### MATERIAL:
====
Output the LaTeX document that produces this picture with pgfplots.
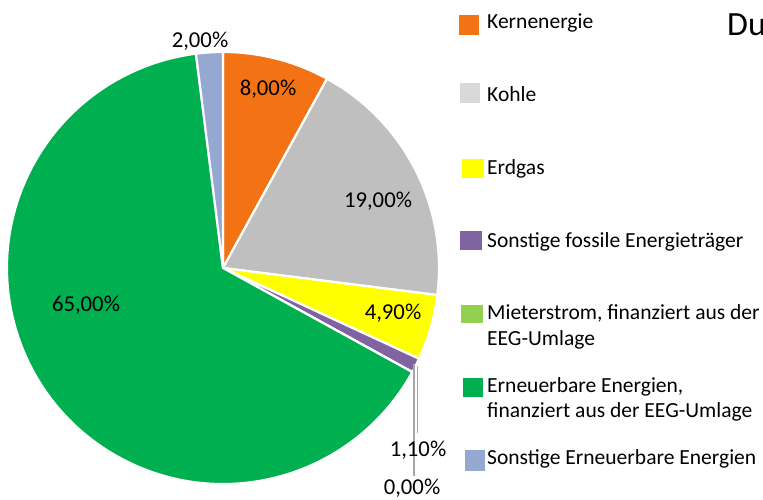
\documentclass[border=0pt]{standalone}
\usepackage{pgfplots}
\pgfplotsset{compat=1.18}
\usepackage{pgfplotstable}
\usepackage{fontspec}
\setmainfont{Carlito}
\definecolor{c0}{RGB}{243,114,19}
\definecolor{c1}{RGB}{191,191,191}
\definecolor{l1}{RGB}{217,217,217}
\definecolor{c2}{RGB}{255,255,0}
\definecolor{c3}{RGB}{128,100,162}
\definecolor{c4}{RGB}{146,208,80}
\definecolor{c5}{RGB}{0,176,80}
\definecolor{c6}{RGB}{149,168,210}
\definecolor{lead}{RGB}{166,166,166}
\pgfplotstableread{
label value
Kernenergie 8.00
Kohle 19.00
Erdgas 4.90
SonstigeFossile 1.10
Mieterstrom 0.00
Erneuerbare 65.00
SonstigeEE 2.00
}\piedata
\newcommand{\lab}{\fontsize{21.6}{25}\selectfont}
\newcommand{\dlab}{\fontsize{22.8}{25}\selectfont}
\begin{document}
\begin{tikzpicture}
\useasboundingbox (0,0) rectangle (763bp,500bp);
\xdef\cum{90}
\foreach \i in {0,...,6}{%
  \pgfplotstablegetelem{\i}{value}\of\piedata
  \pgfmathsetmacro\en{\cum-3.6*\pgfplotsretval}%
  \expandafter\xdef\csname sA\i\endcsname{\cum}%
  \expandafter\xdef\csname eA\i\endcsname{\en}%
  \xdef\cum{\en}%
}
\begin{axis}[
  at={(0,0)}, anchor=south west,
  scale only axis, width=763bp, height=500bp,
  xmin=0, xmax=763, ymin=0, ymax=500, y dir=reverse,
  hide axis, clip=false]
\pgfplotsinvokeforeach{0,...,6}{
  \fill[c#1, draw=white, line width=2.2bp, line join=round]
    (axis cs:223,268) -- ++(\csname sA#1\endcsname:216bp)
    arc[start angle=\csname sA#1\endcsname, end angle=\csname eA#1\endcsname, radius=216bp] -- cycle;
}
% leader lines
\draw[lead, line width=1.2bp] (axis cs:417.5,366) -- (axis cs:417.5,433);
\draw[lead, line width=1.2bp] (axis cs:414,364) -- (axis cs:414,476);
% data labels
\node[anchor=base, font=\dlab] at (axis cs:268,95) {8,00\%};
\node[anchor=base, font=\dlab] at (axis cs:378,207) {19,00\%};
\node[anchor=base, font=\dlab] at (axis cs:393,319) {4,90\%};
\node[anchor=base, font=\dlab] at (axis cs:86,311) {65,00\%};
\node[anchor=base, font=\dlab] at (axis cs:200,47) {2,00\%};
\node[anchor=base, font=\dlab] at (axis cs:418,456) {1,10\%};
\node[anchor=base, font=\dlab] at (axis cs:412,494) {0,00\%};
% legend
\fill[c0] (axis cs:459,15) rectangle (axis cs:479,35);
\fill[l1] (axis cs:460,83) rectangle (axis cs:480,103);
\fill[c2] (axis cs:462,159) rectangle (axis cs:484,178);
\fill[c3] (axis cs:460,231) rectangle (axis cs:482,250);
\fill[c4] (axis cs:461,305) rectangle (axis cs:483,323);
\fill[c5] (axis cs:463,378) rectangle (axis cs:483,397);
\fill[c6] (axis cs:465,450) rectangle (axis cs:485,471);
\node[anchor=base west, inner xsep=0pt, font=\lab] at (axis cs:487,28) {Kernenergie};
\node[anchor=base west, inner xsep=0pt, font=\lab] at (axis cs:487,101) {Kohle};
\node[anchor=base west, inner xsep=0pt, font=\lab] at (axis cs:487,174) {Erdgas};
\node[anchor=base west, inner xsep=0pt, font=\lab] at (axis cs:487,247) {Sonstige fossile Energieträger};
\node[anchor=base west, inner xsep=0pt, font=\lab] at (axis cs:487,319) {Mieterstrom, finanziert aus der};
\node[anchor=base west, inner xsep=0pt, font=\lab] at (axis cs:487,345) {EEG-Umlage};
\node[anchor=base west, inner xsep=0pt, font=\lab] at (axis cs:487,392) {Erneuerbare Energien,};
\node[anchor=base west, inner xsep=0pt, font=\lab] at (axis cs:487,417) {finanziert aus der EEG-Umlage};
\node[anchor=base west, inner xsep=0pt, font=\lab] at (axis cs:487,464) {Sonstige Erneuerbare Energien};
% title (cut off at the right edge, as in the reference)
\node[anchor=base west, inner xsep=0pt, font=\fontsize{34}{40}\selectfont] at (axis cs:727,35) {Du};
\end{axis}
\end{tikzpicture}
\end{document}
====
### GIVEN INSTRUCTION:
Using the material above, return every line exactly as it appears, minus the pictures.

### RESPONSE TO THIS EXERCISE:
Output the LaTeX document that produces this picture with pgfplots.
\documentclass[border=0pt]{standalone}
\usepackage{pgfplots}
\pgfplotsset{compat=1.18}
\usepackage{pgfplotstable}
\usepackage{fontspec}
\setmainfont{Carlito}
\definecolor{c0}{RGB}{243,114,19}
\definecolor{c1}{RGB}{191,191,191}
\definecolor{l1}{RGB}{217,217,217}
\definecolor{c2}{RGB}{255,255,0}
\definecolor{c3}{RGB}{128,100,162}
\definecolor{c4}{RGB}{146,208,80}
\definecolor{c5}{RGB}{0,176,80}
\definecolor{c6}{RGB}{149,168,210}
\definecolor{lead}{RGB}{166,166,166}
\pgfplotstableread{
label value
Kernenergie 8.00
Kohle 19.00
Erdgas 4.90
SonstigeFossile 1.10
Mieterstrom 0.00
Erneuerbare 65.00
SonstigeEE 2.00
}\piedata
\newcommand{\lab}{\fontsize{21.6}{25}\selectfont}
\newcommand{\dlab}{\fontsize{22.8}{25}\selectfont}
\begin{document}
\begin{tikzpicture}
\useasboundingbox (0,0) rectangle (763bp,500bp);
\xdef\cum{90}
\foreach \i in {0,...,6}{%
  \pgfplotstablegetelem{\i}{value}\of\piedata
  \pgfmathsetmacro\en{\cum-3.6*\pgfplotsretval}%
  \expandafter\xdef\csname sA\i\endcsname{\cum}%
  \expandafter\xdef\csname eA\i\endcsname{\en}%
  \xdef\cum{\en}%
}
\begin{axis}[
  at={(0,0)}, anchor=south west,
  scale only axis, width=763bp, height=500bp,
  xmin=0, xmax=763, ymin=0, ymax=500, y dir=reverse,
  hide axis, clip=false]
\pgfplotsinvokeforeach{0,...,6}{
  \fill[c#1, draw=white, line width=2.2bp, line join=round]
    (axis cs:223,268) -- ++(\csname sA#1\endcsname:216bp)
    arc[start angle=\csname sA#1\endcsname, end angle=\csname eA#1\endcsname, radius=216bp] -- cycle;
}
% leader lines
\draw[lead, line width=1.2bp] (axis cs:417.5,366) -- (axis cs:417.5,433);
\draw[lead, line width=1.2bp] (axis cs:414,364) -- (axis cs:414,476);
% data labels
\node[anchor=base, font=\dlab] at (axis cs:268,95) {8,00\%};
\node[anchor=base, font=\dlab] at (axis cs:378,207) {19,00\%};
\node[anchor=base, font=\dlab] at (axis cs:393,319) {4,90\%};
\node[anchor=base, font=\dlab] at (axis cs:86,311) {65,00\%};
\node[anchor=base, font=\dlab] at (axis cs:200,47) {2,00\%};
\node[anchor=base, font=\dlab] at (axis cs:418,456) {1,10\%};
\node[anchor=base, font=\dlab] at (axis cs:412,494) {0,00\%};
% legend
\fill[c0] (axis cs:459,15) rectangle (axis cs:479,35);
\fill[l1] (axis cs:460,83) rectangle (axis cs:480,103);
\fill[c2] (axis cs:462,159) rectangle (axis cs:484,178);
\fill[c3] (axis cs:460,231) rectangle (axis cs:482,250);
\fill[c4] (axis cs:461,305) rectangle (axis cs:483,323);
\fill[c5] (axis cs:463,378) rectangle (axis cs:483,397);
\fill[c6] (axis cs:465,450) rectangle (axis cs:485,471);
\node[anchor=base west, inner xsep=0pt, font=\lab] at (axis cs:487,28) {Kernenergie};
\node[anchor=base west, inner xsep=0pt, font=\lab] at (axis cs:487,101) {Kohle};
\node[anchor=base west, inner xsep=0pt, font=\lab] at (axis cs:487,174) {Erdgas};
\node[anchor=base west, inner xsep=0pt, font=\lab] at (axis cs:487,247) {Sonstige fossile Energieträger};
\node[anchor=base west, inner xsep=0pt, font=\lab] at (axis cs:487,319) {Mieterstrom, finanziert aus der};
\node[anchor=base west, inner xsep=0pt, font=\lab] at (axis cs:487,345) {EEG-Umlage};
\node[anchor=base west, inner xsep=0pt, font=\lab] at (axis cs:487,392) {Erneuerbare Energien,};
\node[anchor=base west, inner xsep=0pt, font=\lab] at (axis cs:487,417) {finanziert aus der EEG-Umlage};
\node[anchor=base west, inner xsep=0pt, font=\lab] at (axis cs:487,464) {Sonstige Erneuerbare Energien};
% title (cut off at the right edge, as in the reference)
\node[anchor=base west, inner xsep=0pt, font=\fontsize{34}{40}\selectfont] at (axis cs:727,35) {Du};
\end{axis}
\end{tikzpicture}
\end{document}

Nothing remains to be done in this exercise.